A Common Call for Empathy

My husband wrote a remarkable blog post today,  reflecting on the media’s coverage of the bombing in Boston. In the post, he expresses the need to treat every death, every injustice, every senseless act of violence with the same sadness, despair, and anguish, regardless of the victim/perpetrator’s color, religion, or origin.

I couldn’t agree more.

Sadly, over the last few days it has come to my attention, mostly by clicking links on friends’ FB postings, that not everyone feels the same. One blog post especially comes to mind, in which the author states that she cannot feel the sadness she should feel at seeing the senseless acts of violence of both Sandy Hook and Boston, because the victims are white. She goes on to say that she dislikes this about herself; however, white liberals are to blame because they do not treat the persistent, senseless deaths of minority inner city children or third world children the same as they do white, blonde, American children.

I certainly don’t disagree with her latter point. It is a deep shame, and an enormous blight on America, that we do exactly what she excuses us of: we ignore, play down, shrug off, disengage from the fact that children die every single day in this world from beyond-senseless acts of violence. And that sometimes, sometimes, political acts that America institutes or supports are even responsible for those deaths. But that isn’t what this post is about.

Instead, it’s about the sadness this woman’s post made me feel. Sadness because 1) the author is correct about many things she reports, and 2) because she says she cannot feel sadness over the senseless death of white children unless or until white liberals treat minority deaths with the same outrage they treat the death of white American children.

It is always, always a personal choice how we respond to tragedy. Sometimes we don’t want to alter our response: What if Kermit Gosnell gets the death penalty? Well, I may be against the death penalty (I am!), but I probably won’t shed too many tears if his sentence is one of death. I will pray for his soul, but since I am a broken person myself, it would take a superhuman effort for me to dredge up enough sympathy to feel a whole lot of remorse for him.

But why? A life is a life and a death is a death. Do we respect and value human life or not? If we do–if *I* do–I should care deeply, even about someone who has committed so many horrific acts. If I don’t care deeply, I cannot blame anyone but myself.

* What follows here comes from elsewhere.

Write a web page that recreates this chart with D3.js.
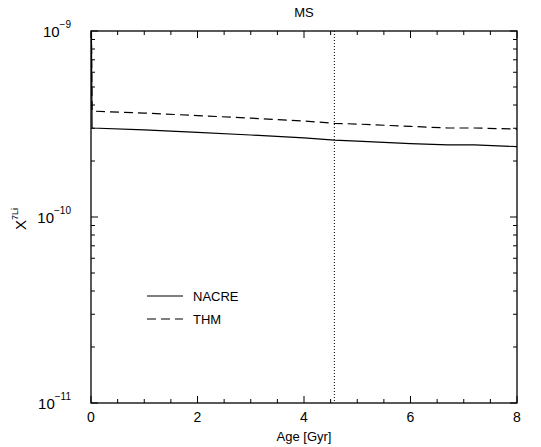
<!DOCTYPE html>
<html><head><meta charset="utf-8">
<script src="https://cdn.jsdelivr.net/npm/d3@7"></script>
<style>body{margin:0;background:#fff}svg{display:block}text{font-family:"Liberation Sans",Arial,sans-serif;fill:#000}</style>
</head><body><svg id="c" width="541" height="447"></svg>
<script>
const ages = [0, 0.02, 1, 2, 3, 4, 4.57, 5, 6, 6.7, 7.2, 8];
const nacre = [2e-9, 3.01e-10, 2.94e-10, 2.85e-10, 2.76e-10, 2.66e-10, 2.59e-10, 2.56e-10, 2.48e-10, 2.44e-10, 2.44e-10, 2.39e-10];
const thm = [2e-9, 3.71e-10, 3.62e-10, 3.51e-10, 3.40e-10, 3.28e-10, 3.19e-10, 3.16e-10, 3.07e-10, 3.01e-10, 3.01e-10, 2.97e-10];
const sunAge = 4.57;
const xTicks = [0, 2, 4, 6, 8];
const yDecades = [-11, -10, -9];
const seriesNames = ["NACRE", "THM"];
const titleText = "MS";
const xLabel = "Age [Gyr]";

const L = 91, R = 517, T = 31, B = 403;
const svg = d3.select("#c");
const x = d3.scaleLinear().domain([0, 8]).range([L, R]);
const y = d3.scaleLog().domain([1e-11, 1e-9]).range([B, T]);

svg.append("defs").append("clipPath").attr("id", "clip")
  .append("rect").attr("x", L).attr("y", T).attr("width", R - L).attr("height", B - T);

const g = svg.append("g");
const xMinor = d3.range(0, 8.01, 0.5);
const yMinor = [];
for (let d = -11; d < -9; d++) for (let m = 2; m <= 9; m++) yMinor.push(m * Math.pow(10, d));

function ticks(sel) { sel.attr("stroke", "#000").attr("stroke-width", 1); }
xMinor.forEach(v => {
  const major = xTicks.includes(v);
  const len = major ? 7 : 4;
  ticks(g.append("line").attr("x1", x(v)).attr("x2", x(v)).attr("y1", B).attr("y2", B - len));
  ticks(g.append("line").attr("x1", x(v)).attr("x2", x(v)).attr("y1", T).attr("y2", T + len));
});
yMinor.forEach(v => {
  ticks(g.append("line").attr("x1", L).attr("x2", L + 4).attr("y1", y(v)).attr("y2", y(v)));
  ticks(g.append("line").attr("x1", R).attr("x2", R - 4).attr("y1", y(v)).attr("y2", y(v)));
});
yDecades.forEach(d => {
  const v = Math.pow(10, d);
  ticks(g.append("line").attr("x1", L).attr("x2", L + 7).attr("y1", y(v)).attr("y2", y(v)));
  ticks(g.append("line").attr("x1", R).attr("x2", R - 7).attr("y1", y(v)).attr("y2", y(v)));
});

g.append("line").attr("x1", x(sunAge)).attr("x2", x(sunAge)).attr("y1", T).attr("y2", B)
  .attr("stroke", "#000").attr("stroke-width", 1).attr("stroke-dasharray", "1,2");

const line = d3.line().x((d, i) => x(ages[i])).y(d => y(d));
const cg = svg.append("g").attr("clip-path", "url(#clip)");
cg.append("path").attr("d", line(nacre)).attr("fill", "none").attr("stroke", "#000").attr("stroke-width", 1.2);
cg.append("path").attr("d", line(thm)).attr("fill", "none").attr("stroke", "#000").attr("stroke-width", 1.2).attr("stroke-dasharray", "9,5");

svg.append("rect").attr("x", L).attr("y", T).attr("width", R - L).attr("height", B - T)
  .attr("fill", "none").attr("stroke", "#000").attr("stroke-width", 1.3);

xTicks.forEach(v => {
  svg.append("text").attr("x", x(v)).attr("y", B + 19).attr("text-anchor", "middle")
    .attr("font-size", 14).text(v);
});
yDecades.forEach(d => {
  const t = svg.append("text").attr("x", 71).attr("y", y(Math.pow(10, d)) + 6).attr("text-anchor", "end").attr("font-size", 15);
  t.append("tspan").text("10");
  t.append("tspan").attr("dy", -9).attr("font-size", 10).text("\u2212" + Math.abs(d));
});
svg.append("text").attr("x", (L + R) / 2).attr("y", 17).attr("text-anchor", "middle").attr("font-size", 13).text(titleText);
svg.append("text").attr("x", (L + R) / 2).attr("y", 441).attr("text-anchor", "middle").attr("font-size", 13).text(xLabel);
const yl = svg.append("text").attr("transform", "translate(26,230) rotate(-90)").attr("text-anchor", "start").attr("font-size", 15);
yl.append("tspan").text("X");
yl.append("tspan").attr("dy", -8).attr("font-size", 9).text("7Li");

const lg = svg.append("g");
[0, 1].forEach(i => {
  const ly = 296 + i * 23;
  lg.append("line").attr("x1", 147).attr("x2", 183).attr("y1", ly).attr("y2", ly)
    .attr("stroke", "#000").attr("stroke-width", 1.2).attr("stroke-dasharray", i ? "9,5" : null);
  lg.append("text").attr("x", 193).attr("y", ly + 5).attr("font-size", 13).text(seriesNames[i]);
});
</script></body></html>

My sadness is not aimed at a particular person–I am using this author’s blog post as a jumping off point–but is rather a global sadness that the global “we” cannot feel the sadness and despair that we should over every single senseless act of violence and loss of life, and that we blame that inability to feel on others.

Perhaps we say it’s the fault of white liberals. Or perhaps we say it’s because we cannot feel sympathy for someone who repeatedly commits infanticide. Or it’s because “those people” are Muslim, or live so far away, or because they “choose” to bring violence into their neighborhoods.

But really, if we cannot feel heart wrenching despair over every child lost, it is no one’s fault but our own.

This isn’t to finger point. It is instead to say that we are all fallen, broken individuals in need of grace and a good self-talking to. Forgiveness, love, peace…. these things should be in our lives abundantly, indiscriminately, passionately. I try daily to make that a reality in my life, and it is very, very difficult. I usually fail because I am not superhuman. But we cannot even begin to hope for success if we continue to shift the blame to anyone other than ourselves.